◆ TASK DESCRIPTION ◆
Images are not part of the copy; write out the rest of the data exactly as given.

###

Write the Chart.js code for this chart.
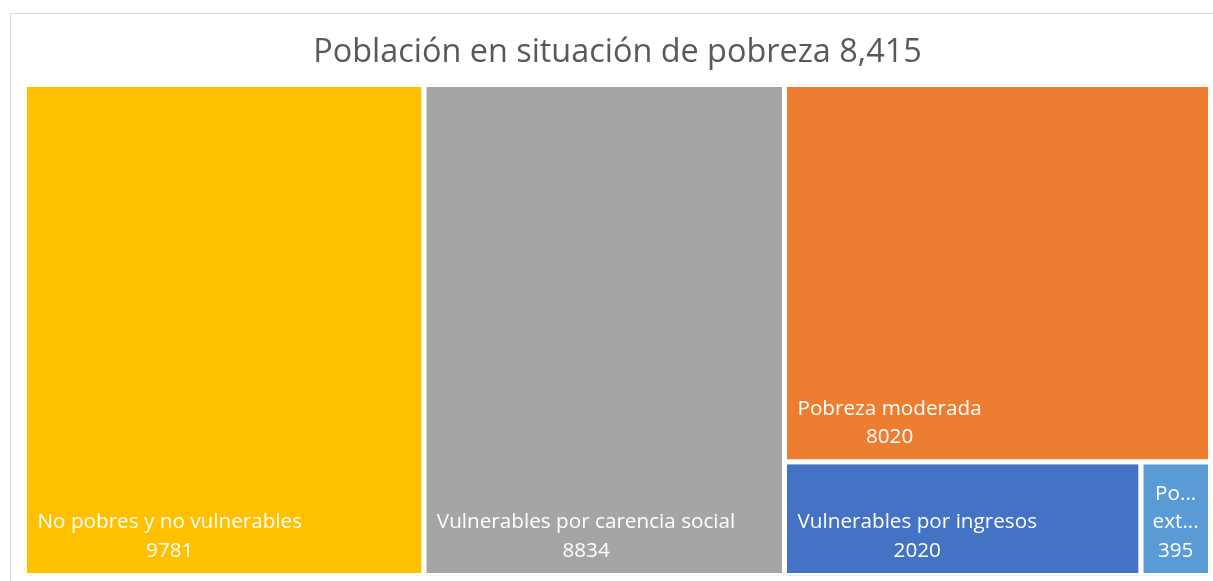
<!DOCTYPE html>
<html>
<head>
<meta charset="utf-8">
<script src="https://cdn.jsdelivr.net/npm/chart.js@4/dist/chart.umd.min.js"></script>
<style>
  html, body { margin:0; padding:0; background:#fff; overflow:hidden; }
  #wrap { position:relative; width:1213px; height:581px; }
  #frame { position:absolute; left:10px; top:13px; width:1220px; height:600px; border:1px solid #d9d9d9; box-sizing:border-box; }
  #c { position:absolute; left:0; top:0; }
</style>
</head>
<body>
<div id="wrap">
  <div id="frame"></div>
  <canvas id="c" width="1213" height="581"></canvas>
</div>
<script>
const titleText = "Población en situación de pobreza 8,415";
const categories = ["No pobres y no vulnerables", "Vulnerables por carencia social", "Pobreza moderada", "Vulnerables por ingresos", "Pobreza extrema"];
const values = [9781, 8834, 8020, 2020, 395];
const colors = ["#FFC000", "#A5A5A5", "#ED7D31", "#4472C4", "#5B9BD5"];

const LABEL_FONT = '20.7px "Open Sans"';

function worst(row, s) {
  let sum = 0, mx = -Infinity, mn = Infinity;
  row.forEach(r => { sum += r.area; mx = Math.max(mx, r.area); mn = Math.min(mn, r.area); });
  return Math.max(s * s * mx / (sum * sum), (sum * sum) / (s * s * mn));
}

function squarify(items, x, y, w, h) {
  const out = [];
  let rem = items.slice();
  while (rem.length) {
    const s = Math.min(w, h);
    const row = [rem[0]];
    let i = 1;
    while (i < rem.length && worst(row.concat([rem[i]]), s) <= worst(row, s)) { row.push(rem[i]); i++; }
    const sum = row.reduce((a, r) => a + r.area, 0);
    if (w >= h) {
      const cw = sum / h; let cy = y;
      row.forEach(r => { const rh = r.area / cw; out.push({ idx: r.idx, x0: x, y0: cy, x1: x + cw, y1: cy + rh }); cy += rh; });
      x += cw; w -= cw;
    } else {
      const rh = sum / w; let cx = x;
      row.forEach(r => { const rw = r.area / rh; out.push({ idx: r.idx, x0: cx, y0: y, x1: cx + rw, y1: y + rh }); cx += rw; });
      y += rh; h -= rh;
    }
    rem = rem.slice(i);
  }
  return out;
}

let rects = [];

const labelPlugin = {
  id: 'treemapLabels',
  afterDatasetsDraw(chart) {
    const ctx = chart.ctx, xs = chart.scales.x, ys = chart.scales.y;
    ctx.save();
    ctx.font = LABEL_FONT;
    ctx.fillStyle = '#ffffff';
    ctx.textBaseline = 'middle';
    const pad = 10.5, truncPad = 7, bw = 2.5, lh = 28.5;
    rects.forEach(r => {
      const L = xs.getPixelForValue(r.x0) + bw, R = xs.getPixelForValue(r.x1) - bw;
      const B = ys.getPixelForValue(r.y1) - bw;
      const avail = R - L - 2 * pad;
      const label = categories[r.idx];
      let lines;
      let narrow = false;
      if (ctx.measureText(label).width <= avail) {
        lines = [label];
      } else {
        narrow = true;
        const av2 = R - L - 2 * truncPad;
        lines = label.split(' ').map(wd => {
          if (ctx.measureText(wd).width <= av2) return wd;
          let t = wd;
          while (t.length > 1 && ctx.measureText(t + '...').width > av2) t = t.slice(0, -1);
          return t + '...';
        });
        lines = lines.slice(0, 2);
      }
      lines.push(String(values[r.idx]));
      const blockW = Math.max(...lines.map(l => ctx.measureText(l).width));
      let left = L + pad;
      if (narrow) left = (L + R) / 2 - blockW / 2;
      const cx = left + blockW / 2;
      ctx.textAlign = 'center';
      const n = lines.length;
      lines.forEach((l, k) => {
        const yy = B - 22 - (n - 1 - k) * lh;
        ctx.fillText(l, cx, yy);
      });
    });
    ctx.restore();
  }
};

const chart = new Chart(document.getElementById('c'), {
  type: 'scatter',
  data: { datasets: [] },
  options: {
    responsive: false,
    animation: false,
    devicePixelRatio: 1,
    layout: { padding: { left: 24.5, right: 2.5, top: 0, bottom: 5.5 } },
    scales: {
      x: { type: 'linear', min: 0, max: 1, display: false },
      y: { type: 'linear', min: 0, max: 1, reverse: true, display: false }
    },
    plugins: {
      legend: { display: false },
      tooltip: { enabled: false },
      title: {
        display: true,
        text: titleText,
        color: '#595959',
        font: { family: '"Open Sans"', size: 32.4, weight: 'normal' },
        padding: { top: 33, bottom: 12.6 }
      }
    }
  },
  plugins: [labelPlugin]
});

const area = chart.chartArea;
const W = area.right - area.left, H = area.bottom - area.top;
const total = values.reduce((a, b) => a + b, 0);
const items = values.map((v, i) => ({ idx: i, area: v / total * W * H })).sort((a, b) => b.area - a.area);
rects = squarify(items, 0, 0, W, H).map(r => ({ idx: r.idx, x0: r.x0 / W, x1: r.x1 / W, y0: r.y0 / H, y1: r.y1 / H }));

chart.data.datasets = rects.map(r => ({
  label: categories[r.idx],
  data: [
    { x: r.x0, y: r.y0 }, { x: r.x1, y: r.y0 }, { x: r.x1, y: r.y1 }, { x: r.x0, y: r.y1 }, { x: r.x0, y: r.y0 }
  ],
  showLine: true,
  fill: 'shape',
  backgroundColor: colors[r.idx],
  borderColor: '#ffffff',
  borderWidth: 5,
  borderJoinStyle: 'miter',
  tension: 0,
  pointRadius: 0,
  pointHoverRadius: 0
}));
chart.update();
</script>
</body>
</html>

###

◆ RIGHT ANSWER ◆
Write the Chart.js code for this chart.
<!DOCTYPE html>
<html>
<head>
<meta charset="utf-8">
<script src="https://cdn.jsdelivr.net/npm/chart.js@4/dist/chart.umd.min.js"></script>
<style>
  html, body { margin:0; padding:0; background:#fff; overflow:hidden; }
  #wrap { position:relative; width:1213px; height:581px; }
  #frame { position:absolute; left:10px; top:13px; width:1220px; height:600px; border:1px solid #d9d9d9; box-sizing:border-box; }
  #c { position:absolute; left:0; top:0; }
</style>
</head>
<body>
<div id="wrap">
  <div id="frame"></div>
  <canvas id="c" width="1213" height="581"></canvas>
</div>
<script>
const titleText = "Población en situación de pobreza 8,415";
const categories = ["No pobres y no vulnerables", "Vulnerables por carencia social", "Pobreza moderada", "Vulnerables por ingresos", "Pobreza extrema"];
const values = [9781, 8834, 8020, 2020, 395];
const colors = ["#FFC000", "#A5A5A5", "#ED7D31", "#4472C4", "#5B9BD5"];

const LABEL_FONT = '20.7px "Open Sans"';

function worst(row, s) {
  let sum = 0, mx = -Infinity, mn = Infinity;
  row.forEach(r => { sum += r.area; mx = Math.max(mx, r.area); mn = Math.min(mn, r.area); });
  return Math.max(s * s * mx / (sum * sum), (sum * sum) / (s * s * mn));
}

function squarify(items, x, y, w, h) {
  const out = [];
  let rem = items.slice();
  while (rem.length) {
    const s = Math.min(w, h);
    const row = [rem[0]];
    let i = 1;
    while (i < rem.length && worst(row.concat([rem[i]]), s) <= worst(row, s)) { row.push(rem[i]); i++; }
    const sum = row.reduce((a, r) => a + r.area, 0);
    if (w >= h) {
      const cw = sum / h; let cy = y;
      row.forEach(r => { const rh = r.area / cw; out.push({ idx: r.idx, x0: x, y0: cy, x1: x + cw, y1: cy + rh }); cy += rh; });
      x += cw; w -= cw;
    } else {
      const rh = sum / w; let cx = x;
      row.forEach(r => { const rw = r.area / rh; out.push({ idx: r.idx, x0: cx, y0: y, x1: cx + rw, y1: y + rh }); cx += rw; });
      y += rh; h -= rh;
    }
    rem = rem.slice(i);
  }
  return out;
}

let rects = [];

const labelPlugin = {
  id: 'treemapLabels',
  afterDatasetsDraw(chart) {
    const ctx = chart.ctx, xs = chart.scales.x, ys = chart.scales.y;
    ctx.save();
    ctx.font = LABEL_FONT;
    ctx.fillStyle = '#ffffff';
    ctx.textBaseline = 'middle';
    const pad = 10.5, truncPad = 7, bw = 2.5, lh = 28.5;
    rects.forEach(r => {
      const L = xs.getPixelForValue(r.x0) + bw, R = xs.getPixelForValue(r.x1) - bw;
      const B = ys.getPixelForValue(r.y1) - bw;
      const avail = R - L - 2 * pad;
      const label = categories[r.idx];
      let lines;
      let narrow = false;
      if (ctx.measureText(label).width <= avail) {
        lines = [label];
      } else {
        narrow = true;
        const av2 = R - L - 2 * truncPad;
        lines = label.split(' ').map(wd => {
          if (ctx.measureText(wd).width <= av2) return wd;
          let t = wd;
          while (t.length > 1 && ctx.measureText(t + '...').width > av2) t = t.slice(0, -1);
          return t + '...';
        });
        lines = lines.slice(0, 2);
      }
      lines.push(String(values[r.idx]));
      const blockW = Math.max(...lines.map(l => ctx.measureText(l).width));
      let left = L + pad;
      if (narrow) left = (L + R) / 2 - blockW / 2;
      const cx = left + blockW / 2;
      ctx.textAlign = 'center';
      const n = lines.length;
      lines.forEach((l, k) => {
        const yy = B - 22 - (n - 1 - k) * lh;
        ctx.fillText(l, cx, yy);
      });
    });
    ctx.restore();
  }
};

const chart = new Chart(document.getElementById('c'), {
  type: 'scatter',
  data: { datasets: [] },
  options: {
    responsive: false,
    animation: false,
    devicePixelRatio: 1,
    layout: { padding: { left: 24.5, right: 2.5, top: 0, bottom: 5.5 } },
    scales: {
      x: { type: 'linear', min: 0, max: 1, display: false },
      y: { type: 'linear', min: 0, max: 1, reverse: true, display: false }
    },
    plugins: {
      legend: { display: false },
      tooltip: { enabled: false },
      title: {
        display: true,
        text: titleText,
        color: '#595959',
        font: { family: '"Open Sans"', size: 32.4, weight: 'normal' },
        padding: { top: 33, bottom: 12.6 }
      }
    }
  },
  plugins: [labelPlugin]
});

const area = chart.chartArea;
const W = area.right - area.left, H = area.bottom - area.top;
const total = values.reduce((a, b) => a + b, 0);
const items = values.map((v, i) => ({ idx: i, area: v / total * W * H })).sort((a, b) => b.area - a.area);
rects = squarify(items, 0, 0, W, H).map(r => ({ idx: r.idx, x0: r.x0 / W, x1: r.x1 / W, y0: r.y0 / H, y1: r.y1 / H }));

chart.data.datasets = rects.map(r => ({
  label: categories[r.idx],
  data: [
    { x: r.x0, y: r.y0 }, { x: r.x1, y: r.y0 }, { x: r.x1, y: r.y1 }, { x: r.x0, y: r.y1 }, { x: r.x0, y: r.y0 }
  ],
  showLine: true,
  fill: 'shape',
  backgroundColor: colors[r.idx],
  borderColor: '#ffffff',
  borderWidth: 5,
  borderJoinStyle: 'miter',
  tension: 0,
  pointRadius: 0,
  pointHoverRadius: 0
}));
chart.update();
</script>
</body>
</html>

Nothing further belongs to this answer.